For active adventurers, now is the time to pitch a tent and get outdoors. The crowds have dwindled, kids are back at school, campsites are easier to get … and the trees and leaves unleash their majestic autumnal colors.
And no matter what activities you’re into, it’s time to get out amongst the fiery colored foliage with these superb camping spots around the U.S.
“The Red” has lured many climbers to flock with a plethora of ropes to Kentucky, staying at Miguel’s Pizza – the cult-classic climbers’ lodging. Picture seven miles of hard sandstone, offering more than 400 routes (both trad and sport), spanning from 20 feet to over 200 feet and ranging in difficulty from 5.2 to 5.14a.
Autumn is the best time to go, to benefit from the cool and dry weather, as this time of year offers climbs amidst splashes of burning leaf color, dotted with shimmering streams, waterfalls and wildflowers. Miguel’s Pizza is the affordable local hub for climbers, offering gear storage, $1 showers (for 5 minutes of hot water) and a “climbers only” campground out back. Plus, you can shoot hoops on rest days, or try out bouldering problems on assembled furniture in the front in the evenings.
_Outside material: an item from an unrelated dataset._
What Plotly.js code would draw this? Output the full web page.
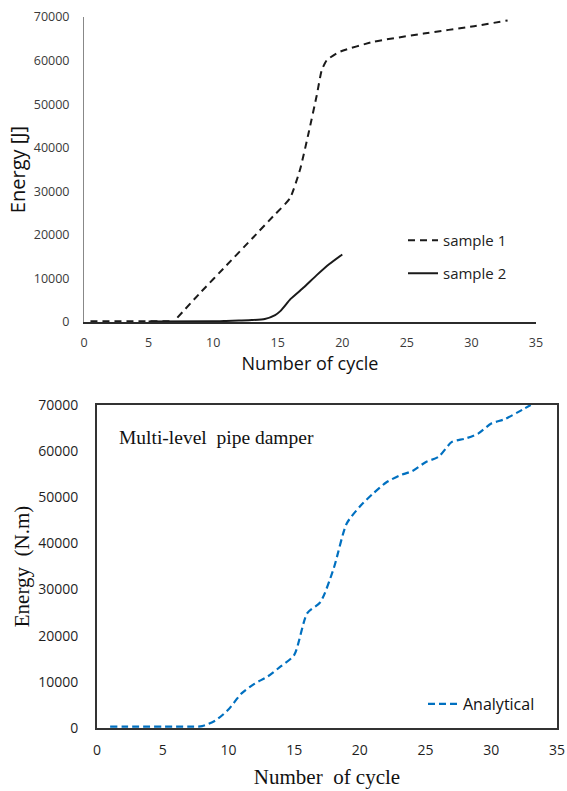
<!DOCTYPE html>
<html>
<head>
<meta charset="utf-8">
<script src="https://cdn.plot.ly/plotly-3.0.1.min.js"></script>
<style>
html,body{margin:0;padding:0;background:#fff;}
#chart{width:567px;height:791px;}
</style>
</head>
<body>
<div id="chart"></div>
<script>
// ---- Top chart data (Energy [J] vs Number of cycle) ----
const sample1FlatX = [0.5, 2, 4, 6, 7];
const sample1FlatY = [200, 200, 200, 200, 200];
const sample1X = [7.23, 9, 11, 13, 14.66, 15.95, 16.73, 17.4, 18.02, 18.41, 18.8, 19.8, 22.4, 26.3, 30.2, 32.8];
const sample1Y = [1000, 6700, 12900, 19100, 24300, 28400, 35000, 43500, 52000, 57800, 60100, 62000, 64300, 66200, 67900, 69200];
const sample2X = [5, 10, 11, 12, 13, 14, 14.8, 15.2, 16, 17, 18, 19, 20];
const sample2Y = [100, 150, 250, 350, 450, 700, 1600, 2500, 5300, 7900, 10700, 13300, 15500];

// ---- Bottom chart data (Energy (N.m) vs Number of cycle) ----
const analyticalX = [1, 2, 3, 4, 5, 6, 7, 8, 9, 10, 11, 12, 13, 14, 15, 16, 17, 18, 19, 20, 21, 22, 23, 24, 25, 26, 27, 28, 29, 30, 31, 32, 33];
const analyticalY = [300, 300, 300, 300, 300, 300, 300, 400, 1600, 4000, 7500, 9600, 11200, 13400, 15800, 24900, 27300, 34500, 44300, 48000, 50800, 53200, 54700, 55700, 57600, 58800, 62000, 62700, 63800, 66000, 66900, 68400, 70000];

// tick labels
const xTicks = [0, 5, 10, 15, 20, 25, 30, 35];
const xTickText = ['0', '5', '10', '15', '20', '25', '30', '35'];
const yTicks = [0, 10000, 20000, 30000, 40000, 50000, 60000, 70000];
const yTickText = ['0', '10000', '20000', '30000', '40000', '50000', '60000', '70000'];

const W = 567, H = 791;
const px = v => v / W;
const py = v => 1 - v / H;

const traces = [
  {x: sample1FlatX, y: sample1FlatY, xaxis: 'x', yaxis: 'y', mode: 'lines', showlegend: false,
   line: {color: '#1a1a1a', width: 2, dash: '7px,5px'}, hoverinfo: 'skip'},
  {x: sample1X, y: sample1Y, xaxis: 'x', yaxis: 'y', mode: 'lines', name: 'sample 1', legend: 'legend',
   line: {color: '#1a1a1a', width: 2, dash: '7px,5px', shape: 'spline', smoothing: 0.5}},
  {x: sample2X, y: sample2Y, xaxis: 'x', yaxis: 'y', mode: 'lines', name: 'sample 2', legend: 'legend2',
   line: {color: '#1a1a1a', width: 2, shape: 'spline', smoothing: 0.4}},
  {x: analyticalX, y: analyticalY, xaxis: 'x2', yaxis: 'y2', mode: 'lines', name: 'Analytical', legend: 'legend3',
   line: {color: '#0070C0', width: 2.2, dash: '7px,4px', shape: 'spline', smoothing: 0.7}}
];

const topTickFont = {family: 'Open Sans, sans-serif', size: 12.5, color: '#3a3a3a'};
const botTickFont = {family: 'Open Sans, sans-serif', size: 14, color: '#1f1f1f'};

const layout = {
  width: W, height: H,
  margin: {l: 0, r: 0, t: 0, b: 0},
  paper_bgcolor: '#fff', plot_bgcolor: 'rgba(0,0,0,0)',
  showlegend: true,
  xaxis: {
    domain: [px(84), px(536)], anchor: 'y', range: [0, 35], tickvals: xTicks, ticktext: xTickText,
    showgrid: false, zeroline: false, showline: true, linecolor: '#2b2b2b', linewidth: 2,
    ticks: '', ticklen: 0, ticklabelstandoff: 8, tickfont: topTickFont, automargin: false,
    title: {text: 'Number of cycle', font: {family: 'Open Sans, sans-serif', size: 18, color: '#111'}, standoff: 6}
  },
  yaxis: {
    domain: [py(322), py(17)], anchor: 'x', range: [0, 70000], tickvals: yTicks, ticktext: yTickText,
    showgrid: false, zeroline: false, showline: true, linecolor: '#888', linewidth: 1,
    ticks: '', ticklabelstandoff: 11, tickfont: topTickFont, automargin: false,
    title: {text: 'Energy [J]', font: {family: 'Open Sans, sans-serif', size: 20, color: '#111'}, standoff: 2}
  },
  xaxis2: {
    domain: [px(97), px(557)], anchor: 'y2', range: [0, 35], tickvals: xTicks, ticktext: xTickText,
    showgrid: false, zeroline: false, showline: true, mirror: true, linecolor: '#333', linewidth: 2,
    ticks: '', ticklabelstandoff: 8, tickfont: botTickFont, automargin: false,
    title: {text: 'Number&nbsp; of cycle', font: {family: 'Liberation Serif, Times New Roman, serif', size: 21, color: '#111'}, standoff: 12}
  },
  yaxis2: {
    domain: [py(728), py(405)], anchor: 'x2', range: [0, 70000], tickvals: yTicks, ticktext: yTickText,
    showgrid: false, zeroline: false, showline: true, mirror: true, linecolor: '#333', linewidth: 2,
    ticks: '', ticklabelstandoff: 14, tickfont: botTickFont, automargin: false,
    title: {text: 'Energy&nbsp; (N.m)', font: {family: 'Liberation Serif, Times New Roman, serif', size: 21, color: '#111'}, standoff: 3}
  },
  legend: {x: px(403), y: py(224), xanchor: 'left', yanchor: 'top', bgcolor: 'rgba(0,0,0,0)',
           font: {family: 'Open Sans, sans-serif', size: 15, color: '#222'}},
  legend2: {x: px(403), y: py(257), xanchor: 'left', yanchor: 'top', bgcolor: 'rgba(0,0,0,0)',
            font: {family: 'Open Sans, sans-serif', size: 15, color: '#222'}},
  legend3: {x: px(423), y: py(687), xanchor: 'left', yanchor: 'top', bgcolor: 'rgba(0,0,0,0)',
            font: {family: 'Open Sans, sans-serif', size: 16, color: '#111'}},
  annotations: [
    {text: 'Multi-level&nbsp; pipe damper', xref: 'paper', yref: 'paper', x: px(117), y: py(437),
     xanchor: 'left', yanchor: 'middle', showarrow: false,
     font: {family: 'Liberation Serif, Times New Roman, serif', size: 19.5, color: '#111'}}
  ]
};

Plotly.newPlot('chart', traces, layout, {staticPlot: true, displayModeBar: false});
</script>
</body>
</html>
Traverse this territory on foot following the 26.5 mile-long McKenzie River Trail. Trot beside tumbling waterfalls that gush down fluted slopes, pristine glassy lakes, pools fed by underwater lava tubes and thick ancient forest fringed by emerald ferns.
Stay at the McKenzie Bridge Campground which blends into the surrounding forest, with riverfront access for all camp spots. (Time stretches here.)
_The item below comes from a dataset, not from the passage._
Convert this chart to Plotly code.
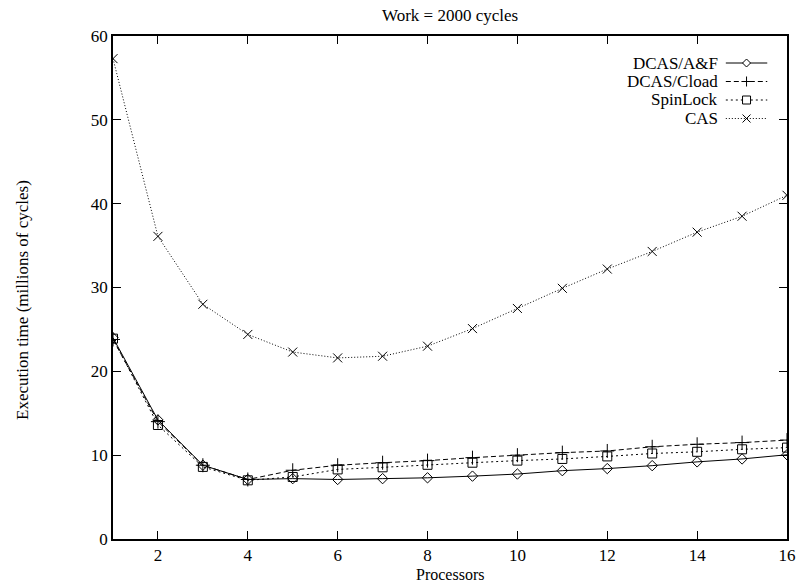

This could be as wild as it gets for waterways. Picture over one million acres (1.1 million to be exact) of wilderness with 1,200 canoe routes and 2,200 designated campsites, stretched out 150 miles along the border with Canada. It personifies a picture-perfect place to float alongside the fall foliage.
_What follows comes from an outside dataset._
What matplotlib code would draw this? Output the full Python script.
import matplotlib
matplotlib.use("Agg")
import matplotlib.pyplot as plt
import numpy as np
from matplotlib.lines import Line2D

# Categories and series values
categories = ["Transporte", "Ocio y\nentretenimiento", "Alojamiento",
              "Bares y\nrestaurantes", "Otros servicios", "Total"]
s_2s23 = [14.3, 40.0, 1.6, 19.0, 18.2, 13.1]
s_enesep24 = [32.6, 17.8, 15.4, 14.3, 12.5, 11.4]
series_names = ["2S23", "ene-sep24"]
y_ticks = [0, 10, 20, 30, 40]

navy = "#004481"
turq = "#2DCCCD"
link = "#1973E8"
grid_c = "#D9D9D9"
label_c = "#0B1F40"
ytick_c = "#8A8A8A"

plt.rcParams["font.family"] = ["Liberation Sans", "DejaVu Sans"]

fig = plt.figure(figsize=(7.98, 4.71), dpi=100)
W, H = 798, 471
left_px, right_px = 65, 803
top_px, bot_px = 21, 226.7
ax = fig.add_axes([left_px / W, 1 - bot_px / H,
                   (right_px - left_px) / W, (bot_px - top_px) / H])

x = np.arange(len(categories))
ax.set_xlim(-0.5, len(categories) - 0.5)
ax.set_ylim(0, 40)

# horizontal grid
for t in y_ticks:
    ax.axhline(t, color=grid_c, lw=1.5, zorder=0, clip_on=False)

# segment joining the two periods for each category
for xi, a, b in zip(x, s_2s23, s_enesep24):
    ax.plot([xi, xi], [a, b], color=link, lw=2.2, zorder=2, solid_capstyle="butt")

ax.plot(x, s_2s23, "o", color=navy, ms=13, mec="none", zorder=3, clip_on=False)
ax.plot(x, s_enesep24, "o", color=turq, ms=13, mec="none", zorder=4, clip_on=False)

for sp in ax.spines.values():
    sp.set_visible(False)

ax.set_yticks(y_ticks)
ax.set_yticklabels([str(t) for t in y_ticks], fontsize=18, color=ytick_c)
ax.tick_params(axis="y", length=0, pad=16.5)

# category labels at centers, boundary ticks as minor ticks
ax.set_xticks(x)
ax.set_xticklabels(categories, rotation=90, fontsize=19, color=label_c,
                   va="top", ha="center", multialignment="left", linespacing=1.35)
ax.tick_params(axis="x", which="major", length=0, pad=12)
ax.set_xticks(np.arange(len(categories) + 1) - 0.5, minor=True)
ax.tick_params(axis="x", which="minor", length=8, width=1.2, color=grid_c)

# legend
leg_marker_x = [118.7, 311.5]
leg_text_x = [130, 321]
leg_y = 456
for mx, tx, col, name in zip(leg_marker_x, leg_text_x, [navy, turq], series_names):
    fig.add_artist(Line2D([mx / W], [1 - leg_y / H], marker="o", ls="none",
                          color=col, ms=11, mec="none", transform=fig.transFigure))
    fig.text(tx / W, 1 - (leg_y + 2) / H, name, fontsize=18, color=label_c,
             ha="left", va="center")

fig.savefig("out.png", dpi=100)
The rugged cliffs, carved by ancient glaciers (where sabre-tooth cats and wooly mammoths once prowled and plodded), flank an astounding network of lakes and streams. Aboard a canoe, you’ll have countless options to explore, in a landscape that seems to be plucked magically intact from an age gone by.
Fall is the time to visit: you’ll get to enjoy a more remote, isolated experience as the visitor numbers are much less than summer. Water temperatures drop (swimming is reserved in fall for the hardcore), but if you can keep the canoe upright, paddling is possible right up until the ice forms. For safety reasons, more caution should be taken as water approaches freezing.
The “leave-no-trace” principles are strongly encouraged to retain this space as enchanting (and unimpaired) backcountry.
This time of year produces plenty of waves as the beach breaks in San Diego County turn on with the WNW and S/SW swell. Combined with the Santa Ana winds, off-shore days are typical for San Diego’s waves as winter draws in. Plus, camping at San Elijo State Beach gives unrivaled proximity to many different swell directions.
It’s a super spot for surfers, right on the ocean, with a range of breaks in walking distance (Cardiff Reef or Pipes) and in prime proximity to Encinitas – and hence, Swamis. And San Diego has fall colors, too – you’ve just got to get up early opting for a sunrise (or sunset) session to see shades of ruby reds and blood orange streak across the horizon.
The satisfying crunch of cycling through crisp autumn leaves, the wind that whistles as you peddle through the caprices of fall weather and the dazzling coat of colors on the leaves. Now is the time for the Cotton Valley Rail-Trail. This 12-mile trip along the old railroad (at the foot of the White Mountains) passes along the lakes of Wentworth, Winnipesaukee and Crescent. Ride along the tracks, under densely canopied fall foliage, but beware of slippery rails when crossing as the route switches across the railway tracks a few times.
Bike 72 miles around all of Lake Winnipesaukee if you’re itching for a longer stretch. Sojourn in Wolfeboro campground and keep an eye out for black bears and bobcats.